## [SET PROBLEM]
Your copy should hold exactly the lines from the one containing "What Plotly code" to the one containing "-72.1, -72.8, -72.3, -72.9, -72.4, -73.0, -72.6, -73.1]", inclusive, with no pictures.

--- Start of RECORDS PROVIDED ---

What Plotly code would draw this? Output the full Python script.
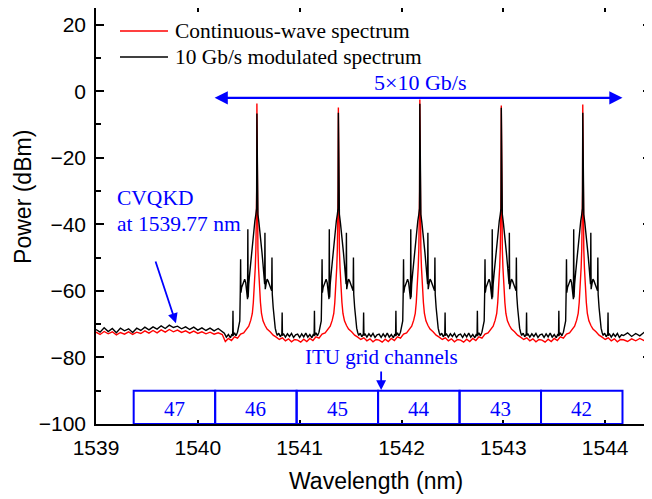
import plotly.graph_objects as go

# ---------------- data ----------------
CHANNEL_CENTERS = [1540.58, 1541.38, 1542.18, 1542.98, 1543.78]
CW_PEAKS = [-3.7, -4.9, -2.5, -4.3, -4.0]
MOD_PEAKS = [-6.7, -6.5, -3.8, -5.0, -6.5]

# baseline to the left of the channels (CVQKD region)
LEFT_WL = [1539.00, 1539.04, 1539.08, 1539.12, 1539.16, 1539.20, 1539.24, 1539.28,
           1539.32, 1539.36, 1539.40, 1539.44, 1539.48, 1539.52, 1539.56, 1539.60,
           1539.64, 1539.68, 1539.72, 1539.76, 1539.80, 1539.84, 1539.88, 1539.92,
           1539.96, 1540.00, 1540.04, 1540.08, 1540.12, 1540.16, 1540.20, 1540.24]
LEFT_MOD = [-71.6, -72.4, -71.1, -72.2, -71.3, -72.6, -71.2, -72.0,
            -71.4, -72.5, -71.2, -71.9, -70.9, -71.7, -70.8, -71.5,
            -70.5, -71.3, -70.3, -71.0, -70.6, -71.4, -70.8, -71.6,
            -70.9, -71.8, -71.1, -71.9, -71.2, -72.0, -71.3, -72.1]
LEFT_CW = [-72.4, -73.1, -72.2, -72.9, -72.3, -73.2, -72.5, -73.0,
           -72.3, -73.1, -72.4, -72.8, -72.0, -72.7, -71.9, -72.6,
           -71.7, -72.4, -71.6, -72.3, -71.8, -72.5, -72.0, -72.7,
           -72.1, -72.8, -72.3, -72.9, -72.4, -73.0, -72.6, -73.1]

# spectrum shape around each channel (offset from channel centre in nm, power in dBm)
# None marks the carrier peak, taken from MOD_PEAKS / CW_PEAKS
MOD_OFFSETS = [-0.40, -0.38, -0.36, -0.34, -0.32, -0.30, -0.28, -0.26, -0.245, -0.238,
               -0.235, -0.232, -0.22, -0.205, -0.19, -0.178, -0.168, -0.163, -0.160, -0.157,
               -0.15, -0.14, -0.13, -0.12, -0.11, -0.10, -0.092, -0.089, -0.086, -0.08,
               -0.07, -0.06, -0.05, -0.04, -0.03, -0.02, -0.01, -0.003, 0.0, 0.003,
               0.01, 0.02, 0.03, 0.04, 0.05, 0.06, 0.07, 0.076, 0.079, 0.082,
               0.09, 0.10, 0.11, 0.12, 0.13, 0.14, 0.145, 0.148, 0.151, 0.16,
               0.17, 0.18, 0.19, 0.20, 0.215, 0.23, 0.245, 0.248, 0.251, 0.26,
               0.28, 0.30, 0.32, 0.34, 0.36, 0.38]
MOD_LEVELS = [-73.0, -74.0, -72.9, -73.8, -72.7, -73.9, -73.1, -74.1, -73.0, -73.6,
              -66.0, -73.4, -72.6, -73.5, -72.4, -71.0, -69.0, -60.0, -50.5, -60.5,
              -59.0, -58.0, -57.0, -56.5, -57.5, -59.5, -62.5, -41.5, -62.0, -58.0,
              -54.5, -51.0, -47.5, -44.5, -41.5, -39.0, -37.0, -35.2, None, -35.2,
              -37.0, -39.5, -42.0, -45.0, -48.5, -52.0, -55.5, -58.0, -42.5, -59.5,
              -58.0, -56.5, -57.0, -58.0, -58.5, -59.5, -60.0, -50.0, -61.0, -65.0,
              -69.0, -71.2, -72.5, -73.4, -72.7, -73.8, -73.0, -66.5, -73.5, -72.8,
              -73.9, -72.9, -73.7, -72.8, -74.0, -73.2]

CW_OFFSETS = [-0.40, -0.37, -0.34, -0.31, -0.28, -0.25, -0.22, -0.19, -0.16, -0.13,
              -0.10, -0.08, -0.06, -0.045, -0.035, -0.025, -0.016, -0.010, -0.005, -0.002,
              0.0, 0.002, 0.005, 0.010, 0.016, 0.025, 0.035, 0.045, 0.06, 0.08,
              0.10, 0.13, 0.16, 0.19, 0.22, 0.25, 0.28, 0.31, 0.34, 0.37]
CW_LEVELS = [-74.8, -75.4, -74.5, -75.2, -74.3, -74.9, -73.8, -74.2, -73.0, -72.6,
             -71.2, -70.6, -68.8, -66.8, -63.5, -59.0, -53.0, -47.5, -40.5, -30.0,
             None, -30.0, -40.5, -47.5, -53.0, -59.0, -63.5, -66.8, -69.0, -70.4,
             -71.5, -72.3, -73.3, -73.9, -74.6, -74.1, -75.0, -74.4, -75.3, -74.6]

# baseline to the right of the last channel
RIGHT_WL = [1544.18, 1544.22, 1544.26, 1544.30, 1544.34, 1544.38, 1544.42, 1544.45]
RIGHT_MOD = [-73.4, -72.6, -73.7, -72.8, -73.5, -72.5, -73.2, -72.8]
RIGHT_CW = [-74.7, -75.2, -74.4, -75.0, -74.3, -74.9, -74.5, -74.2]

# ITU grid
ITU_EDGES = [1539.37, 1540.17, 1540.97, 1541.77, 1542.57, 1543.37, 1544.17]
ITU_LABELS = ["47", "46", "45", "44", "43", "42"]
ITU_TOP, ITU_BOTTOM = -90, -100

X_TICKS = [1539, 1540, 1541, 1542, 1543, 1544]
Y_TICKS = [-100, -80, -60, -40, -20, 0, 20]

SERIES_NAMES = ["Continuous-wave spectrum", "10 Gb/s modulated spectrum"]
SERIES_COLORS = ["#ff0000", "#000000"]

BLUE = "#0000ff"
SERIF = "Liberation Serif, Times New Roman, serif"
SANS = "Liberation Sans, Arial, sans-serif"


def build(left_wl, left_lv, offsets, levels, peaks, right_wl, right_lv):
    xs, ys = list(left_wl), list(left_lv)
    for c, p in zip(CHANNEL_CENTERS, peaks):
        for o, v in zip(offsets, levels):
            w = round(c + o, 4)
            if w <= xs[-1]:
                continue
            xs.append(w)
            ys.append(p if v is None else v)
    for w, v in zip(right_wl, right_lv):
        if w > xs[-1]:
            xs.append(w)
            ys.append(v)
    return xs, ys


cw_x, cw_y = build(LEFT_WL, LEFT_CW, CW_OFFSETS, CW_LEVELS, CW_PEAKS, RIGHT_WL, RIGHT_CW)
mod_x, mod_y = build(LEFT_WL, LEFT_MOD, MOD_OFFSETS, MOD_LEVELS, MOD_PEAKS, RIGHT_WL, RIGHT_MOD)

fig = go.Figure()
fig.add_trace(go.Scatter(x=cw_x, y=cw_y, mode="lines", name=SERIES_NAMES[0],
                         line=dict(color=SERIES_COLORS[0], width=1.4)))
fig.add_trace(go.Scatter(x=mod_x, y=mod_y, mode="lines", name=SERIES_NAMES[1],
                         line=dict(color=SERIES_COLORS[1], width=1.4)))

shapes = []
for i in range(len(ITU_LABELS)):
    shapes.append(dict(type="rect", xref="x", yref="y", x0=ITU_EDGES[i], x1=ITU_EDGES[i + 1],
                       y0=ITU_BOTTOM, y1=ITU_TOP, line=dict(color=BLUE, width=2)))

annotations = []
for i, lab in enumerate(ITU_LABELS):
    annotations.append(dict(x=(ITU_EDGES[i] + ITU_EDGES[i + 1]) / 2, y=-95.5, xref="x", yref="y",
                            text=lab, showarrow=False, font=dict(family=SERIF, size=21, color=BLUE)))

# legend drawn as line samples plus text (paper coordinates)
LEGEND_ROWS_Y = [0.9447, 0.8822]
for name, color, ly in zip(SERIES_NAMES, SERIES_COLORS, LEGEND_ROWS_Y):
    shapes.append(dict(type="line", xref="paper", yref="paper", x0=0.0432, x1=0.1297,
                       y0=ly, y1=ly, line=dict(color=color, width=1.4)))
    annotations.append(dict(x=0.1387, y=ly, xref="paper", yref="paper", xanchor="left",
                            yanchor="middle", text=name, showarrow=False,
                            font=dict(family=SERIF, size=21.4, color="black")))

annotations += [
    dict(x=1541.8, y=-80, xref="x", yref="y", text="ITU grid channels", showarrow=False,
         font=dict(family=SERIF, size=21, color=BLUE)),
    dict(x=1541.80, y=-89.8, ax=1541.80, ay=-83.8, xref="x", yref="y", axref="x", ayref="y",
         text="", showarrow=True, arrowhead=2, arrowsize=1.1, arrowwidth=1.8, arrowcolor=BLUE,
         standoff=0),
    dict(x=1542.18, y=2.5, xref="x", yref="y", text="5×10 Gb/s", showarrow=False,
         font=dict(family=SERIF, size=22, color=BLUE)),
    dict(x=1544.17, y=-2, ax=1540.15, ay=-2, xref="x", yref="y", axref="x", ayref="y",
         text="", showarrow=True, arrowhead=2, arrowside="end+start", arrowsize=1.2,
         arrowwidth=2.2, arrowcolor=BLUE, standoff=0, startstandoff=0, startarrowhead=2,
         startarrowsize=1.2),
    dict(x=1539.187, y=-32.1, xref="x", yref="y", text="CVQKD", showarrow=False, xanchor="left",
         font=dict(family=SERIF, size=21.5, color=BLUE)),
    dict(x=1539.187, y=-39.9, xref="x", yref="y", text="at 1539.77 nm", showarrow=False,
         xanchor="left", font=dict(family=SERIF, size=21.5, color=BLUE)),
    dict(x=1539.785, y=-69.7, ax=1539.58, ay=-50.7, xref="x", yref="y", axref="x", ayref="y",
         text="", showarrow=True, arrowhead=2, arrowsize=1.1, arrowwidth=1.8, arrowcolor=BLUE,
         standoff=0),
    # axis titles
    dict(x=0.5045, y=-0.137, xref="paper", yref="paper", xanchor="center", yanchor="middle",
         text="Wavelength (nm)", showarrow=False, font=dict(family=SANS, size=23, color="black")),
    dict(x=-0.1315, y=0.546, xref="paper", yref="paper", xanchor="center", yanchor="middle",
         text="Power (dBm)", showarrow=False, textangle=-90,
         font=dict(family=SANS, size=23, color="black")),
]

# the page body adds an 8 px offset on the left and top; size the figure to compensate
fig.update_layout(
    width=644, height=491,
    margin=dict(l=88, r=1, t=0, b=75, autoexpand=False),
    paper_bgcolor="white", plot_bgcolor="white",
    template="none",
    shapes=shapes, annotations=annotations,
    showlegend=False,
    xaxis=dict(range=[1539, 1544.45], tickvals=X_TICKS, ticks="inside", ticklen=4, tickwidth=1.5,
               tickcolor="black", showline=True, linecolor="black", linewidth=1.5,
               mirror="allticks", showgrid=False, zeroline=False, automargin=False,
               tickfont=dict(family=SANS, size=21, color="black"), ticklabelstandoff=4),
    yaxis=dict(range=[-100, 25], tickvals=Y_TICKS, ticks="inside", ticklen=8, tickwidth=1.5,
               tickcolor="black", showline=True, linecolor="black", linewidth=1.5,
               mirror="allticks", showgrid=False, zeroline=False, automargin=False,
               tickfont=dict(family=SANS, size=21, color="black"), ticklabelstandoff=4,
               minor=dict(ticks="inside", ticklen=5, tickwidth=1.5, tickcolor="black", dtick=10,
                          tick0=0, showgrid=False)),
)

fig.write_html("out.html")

--- End of RECORDS PROVIDED ---
--- Start of RECORDS PROVIDED ---

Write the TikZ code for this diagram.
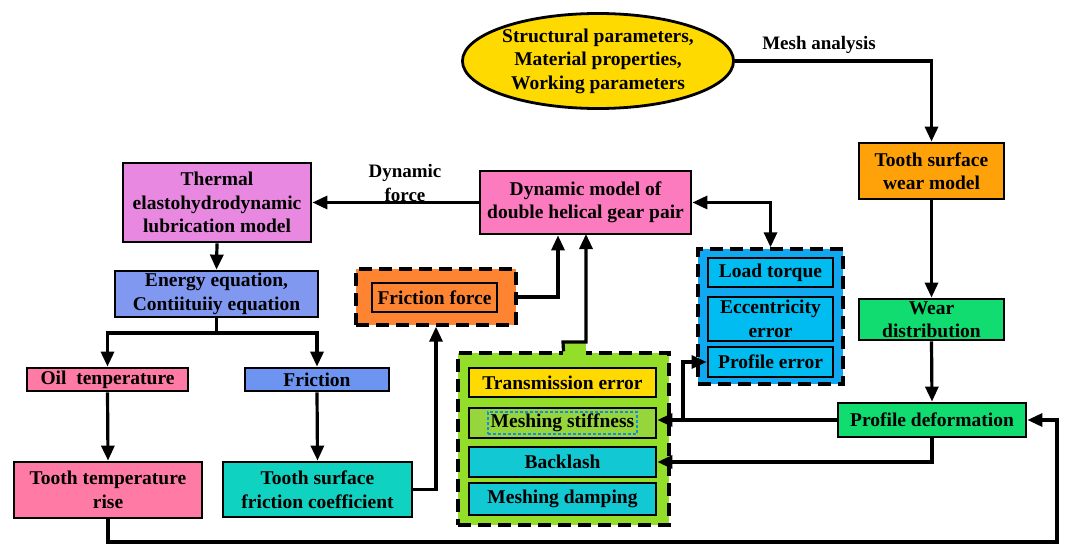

--- End of RECORDS PROVIDED ---
--- Start of RECORDS PROVIDED ---

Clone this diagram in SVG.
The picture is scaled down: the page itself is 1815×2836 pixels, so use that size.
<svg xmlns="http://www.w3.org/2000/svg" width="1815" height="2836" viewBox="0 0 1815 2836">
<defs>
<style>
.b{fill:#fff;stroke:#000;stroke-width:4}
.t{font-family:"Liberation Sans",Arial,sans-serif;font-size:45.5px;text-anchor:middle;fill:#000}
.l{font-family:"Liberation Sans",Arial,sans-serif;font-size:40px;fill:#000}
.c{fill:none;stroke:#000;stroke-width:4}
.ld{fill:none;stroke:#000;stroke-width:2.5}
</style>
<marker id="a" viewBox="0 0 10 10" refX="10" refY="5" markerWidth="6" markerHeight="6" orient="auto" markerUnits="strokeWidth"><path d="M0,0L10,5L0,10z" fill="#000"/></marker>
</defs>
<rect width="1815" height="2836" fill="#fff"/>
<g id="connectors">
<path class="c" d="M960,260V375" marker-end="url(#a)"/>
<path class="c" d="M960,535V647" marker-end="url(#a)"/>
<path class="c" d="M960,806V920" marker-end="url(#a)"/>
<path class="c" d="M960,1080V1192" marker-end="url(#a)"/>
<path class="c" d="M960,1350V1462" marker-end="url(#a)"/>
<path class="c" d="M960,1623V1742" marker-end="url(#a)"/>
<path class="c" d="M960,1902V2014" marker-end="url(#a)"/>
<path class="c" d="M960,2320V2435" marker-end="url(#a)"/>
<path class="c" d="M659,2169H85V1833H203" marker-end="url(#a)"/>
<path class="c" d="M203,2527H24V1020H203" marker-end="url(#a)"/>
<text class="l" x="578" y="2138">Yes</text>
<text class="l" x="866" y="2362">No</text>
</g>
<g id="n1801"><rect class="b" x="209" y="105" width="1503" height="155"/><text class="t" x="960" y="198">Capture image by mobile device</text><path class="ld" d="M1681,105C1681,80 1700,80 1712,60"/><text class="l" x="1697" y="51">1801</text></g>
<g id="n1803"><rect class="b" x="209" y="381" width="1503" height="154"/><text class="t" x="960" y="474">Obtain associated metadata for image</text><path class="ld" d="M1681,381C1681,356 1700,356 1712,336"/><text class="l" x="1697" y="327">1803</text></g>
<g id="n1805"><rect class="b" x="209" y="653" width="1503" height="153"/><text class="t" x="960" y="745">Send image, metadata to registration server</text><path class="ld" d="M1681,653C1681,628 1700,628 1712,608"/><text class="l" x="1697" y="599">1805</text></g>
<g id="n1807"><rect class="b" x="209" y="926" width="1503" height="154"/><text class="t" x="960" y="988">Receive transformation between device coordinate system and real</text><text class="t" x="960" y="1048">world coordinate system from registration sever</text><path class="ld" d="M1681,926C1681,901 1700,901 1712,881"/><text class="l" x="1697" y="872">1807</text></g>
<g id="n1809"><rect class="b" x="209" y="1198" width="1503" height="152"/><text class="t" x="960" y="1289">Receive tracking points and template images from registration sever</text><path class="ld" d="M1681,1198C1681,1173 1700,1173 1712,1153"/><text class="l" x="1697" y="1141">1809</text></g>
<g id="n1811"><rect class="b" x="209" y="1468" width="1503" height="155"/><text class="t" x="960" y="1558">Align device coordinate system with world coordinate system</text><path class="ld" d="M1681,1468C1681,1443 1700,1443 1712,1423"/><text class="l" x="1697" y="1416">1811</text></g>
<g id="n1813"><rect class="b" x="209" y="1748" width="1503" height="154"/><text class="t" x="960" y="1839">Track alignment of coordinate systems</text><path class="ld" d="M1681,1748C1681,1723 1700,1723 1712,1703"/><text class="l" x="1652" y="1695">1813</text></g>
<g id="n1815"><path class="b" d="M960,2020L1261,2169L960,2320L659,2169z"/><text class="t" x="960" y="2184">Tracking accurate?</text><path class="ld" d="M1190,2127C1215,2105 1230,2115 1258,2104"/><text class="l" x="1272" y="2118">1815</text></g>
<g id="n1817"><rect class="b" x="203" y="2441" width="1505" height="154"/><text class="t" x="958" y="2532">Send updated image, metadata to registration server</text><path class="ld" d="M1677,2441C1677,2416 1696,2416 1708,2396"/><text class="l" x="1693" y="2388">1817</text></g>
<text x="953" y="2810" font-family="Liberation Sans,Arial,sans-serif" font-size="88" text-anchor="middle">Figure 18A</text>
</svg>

--- End of RECORDS PROVIDED ---

## [EXERCISE RESULT]
What Plotly code would draw this? Output the full Python script.
import plotly.graph_objects as go

# ---------------- data ----------------
CHANNEL_CENTERS = [1540.58, 1541.38, 1542.18, 1542.98, 1543.78]
CW_PEAKS = [-3.7, -4.9, -2.5, -4.3, -4.0]
MOD_PEAKS = [-6.7, -6.5, -3.8, -5.0, -6.5]

# baseline to the left of the channels (CVQKD region)
LEFT_WL = [1539.00, 1539.04, 1539.08, 1539.12, 1539.16, 1539.20, 1539.24, 1539.28,
           1539.32, 1539.36, 1539.40, 1539.44, 1539.48, 1539.52, 1539.56, 1539.60,
           1539.64, 1539.68, 1539.72, 1539.76, 1539.80, 1539.84, 1539.88, 1539.92,
           1539.96, 1540.00, 1540.04, 1540.08, 1540.12, 1540.16, 1540.20, 1540.24]
LEFT_MOD = [-71.6, -72.4, -71.1, -72.2, -71.3, -72.6, -71.2, -72.0,
            -71.4, -72.5, -71.2, -71.9, -70.9, -71.7, -70.8, -71.5,
            -70.5, -71.3, -70.3, -71.0, -70.6, -71.4, -70.8, -71.6,
            -70.9, -71.8, -71.1, -71.9, -71.2, -72.0, -71.3, -72.1]
LEFT_CW = [-72.4, -73.1, -72.2, -72.9, -72.3, -73.2, -72.5, -73.0,
           -72.3, -73.1, -72.4, -72.8, -72.0, -72.7, -71.9, -72.6,
           -71.7, -72.4, -71.6, -72.3, -71.8, -72.5, -72.0, -72.7,
           -72.1, -72.8, -72.3, -72.9, -72.4, -73.0, -72.6, -73.1]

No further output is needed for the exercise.